### [Short problem]
Only the lines from the start of the data to the line containing "cx, cy, R = 243.3, 226.5, 220.0", both included, should be output, exactly and without pictures.

### [Data lines]

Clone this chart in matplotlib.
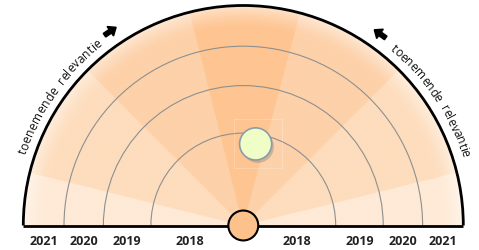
import numpy as np
import matplotlib
matplotlib.use('Agg')
import matplotlib.pyplot as plt
from matplotlib.patches import Arc, Circle, FancyArrow, Rectangle
from matplotlib.colors import to_rgb

# ---- data ----
years = ['2018', '2019', '2020', '2021']
ring_radii = [0.42, 0.636, 0.815, 1.0]
wedge_edges = [0, 14, 45, 75, 104, 135, 166, 180]
wedge_levels = [0, 1, 2, 3, 2, 1, 0]
level_colors = ['#FEEAD6', '#FDDDBD', '#FDD1A9', '#FEC592']
topic_r = 0.375
topic_angle = 81.4
hub_radius = 0.068
curve_label = 'toenemende relevantie'

# ---- layout ----
W, H = 479, 251
cx, cy, R = 243.3, 226.5, 220.0

fig = plt.figure(figsize=(W / 100, H / 100), dpi=100)
ax = fig.add_axes([0, 0, 1, 1])
ax.set_xlim(-cx / R, (W - cx) / R)
ax.set_ylim(-(H - cy) / R, cy / R)
ax.axis('off')

# ---- shaded wedges with outer glow ----
nx, ny = 960, 480
xs = np.linspace(-1, 1, nx)
ys = np.linspace(0, 1, ny)
X, Y = np.meshgrid(xs, ys)
Rr = np.hypot(X, Y)
T = np.degrees(np.arctan2(Y, X))
cols = np.array([to_rgb(c) for c in level_colors])
idx = np.digitize(T, wedge_edges[1:-1])
lev = np.array(wedge_levels)[idx]
rgb = cols[lev]
glow = np.clip((Rr - 0.9) / 0.1, 0, 1) ** 1.5 * 0.5
rgb = rgb * (1 - glow[..., None]) + glow[..., None]
img = np.ones((ny, nx, 4))
img[..., :3] = rgb
img[..., 3] = (Rr <= 1.0).astype(float)
ax.imshow(img, extent=(-1, 1, 0, 1), origin='lower', interpolation='bilinear',
          zorder=1, aspect='auto')

# ---- rings ----
for r in ring_radii[:-1]:
    ax.add_patch(Arc((0, 0), 2 * r, 2 * r, theta1=0, theta2=180,
                     color='#8F8F8F', lw=0.8, zorder=2))
ax.add_patch(Arc((0, 0), 2 * ring_radii[-1], 2 * ring_radii[-1], theta1=0, theta2=180,
                 color='black', lw=2, zorder=3))
ax.plot([-1, 1], [0, 0], color='black', lw=2, solid_capstyle='butt', zorder=3)

# ---- year labels ----
inner = [hub_radius] + ring_radii[:-1]
for yr, a, b in zip(years, inner, ring_radii):
    m = (a + b) / 2
    for s in (-1, 1):
        ax.text(s * m, -0.066, yr, ha='center', va='center', fontsize=9,
                family='Open Sans', fontweight='bold', color='#222222', zorder=4)

# ---- hub and topic ----
ax.add_patch(Circle((0, 0), hub_radius, facecolor='#FDC18C', edgecolor='black',
                    lw=1.5, zorder=5))
tx = topic_r * np.cos(np.radians(topic_angle))
ty = topic_r * np.sin(np.radians(topic_angle))
ax.add_patch(Rectangle((tx - 0.1, ty - 0.11), 0.22, 0.225, fill=False,
                       edgecolor='white', lw=0.5, alpha=0.3, zorder=4))
ax.add_patch(Circle((tx + 0.01, ty - 0.013), 0.073, facecolor='#777777',
                    edgecolor='none', alpha=0.35, zorder=5))
ax.add_patch(Circle((tx, ty), 0.073, facecolor='#EFFEC6', edgecolor='#8C9BAA',
                    lw=1.2, zorder=6))

# ---- curved text ----
renderer = fig.canvas.get_renderer()


def text_width(t, fs, fam):
    tt = ax.text(0, 0, t, fontsize=fs, family=fam)
    w = tt.get_window_extent(renderer).width
    tt.remove()
    return w


def curved_text(s, start_deg, end_deg, r_base, fs=8.6, fam='Open Sans',
                space_extra=3.0):
    centres, chars = [], []
    extra = 0.0
    for i, c in enumerate(s):
        if c == ' ':
            extra += space_extra
            continue
        centres.append(text_width(s[:i + 1], fs, fam) - text_width(c, fs, fam) / 2 + extra)
        chars.append(c)
    centres = np.array(centres)
    frac = (centres - centres[0]) / (centres[-1] - centres[0])
    for c, f in zip(chars, frac):
        th = start_deg + f * (end_deg - start_deg)
        x = r_base * np.cos(np.radians(th))
        y = r_base * np.sin(np.radians(th))
        ax.text(x, y, c, fontsize=fs, family=fam, color='#111111',
                rotation=th - 90, rotation_mode='anchor',
                ha='center', va='baseline', zorder=4)


def arrow_at(deg, direction, r=1.07):
    th = np.radians(deg)
    d = np.array([np.sin(th), -np.cos(th)]) * direction
    L = 0.064
    p = np.array([r * np.cos(th), r * np.sin(th)]) - d * L / 2
    ax.add_patch(FancyArrow(p[0], p[1], d[0] * L, d[1] * L, width=0.02,
                            head_width=0.052, head_length=0.032,
                            length_includes_head=True, color='black', zorder=4))


curved_text(curve_label, 161.3, 128.6, 1.042)
curved_text(curve_label, 49.7, 18.3, 1.042)
arrow_at(124.4, 1)
arrow_at(54.5, -1)

fig.savefig('out.png', dpi=100)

### [The answer]
Clone this chart in matplotlib.
import numpy as np
import matplotlib
matplotlib.use('Agg')
import matplotlib.pyplot as plt
from matplotlib.patches import Arc, Circle, FancyArrow, Rectangle
from matplotlib.colors import to_rgb

# ---- data ----
years = ['2018', '2019', '2020', '2021']
ring_radii = [0.42, 0.636, 0.815, 1.0]
wedge_edges = [0, 14, 45, 75, 104, 135, 166, 180]
wedge_levels = [0, 1, 2, 3, 2, 1, 0]
level_colors = ['#FEEAD6', '#FDDDBD', '#FDD1A9', '#FEC592']
topic_r = 0.375
topic_angle = 81.4
hub_radius = 0.068
curve_label = 'toenemende relevantie'

# ---- layout ----
W, H = 479, 251
cx, cy, R = 243.3, 226.5, 220.0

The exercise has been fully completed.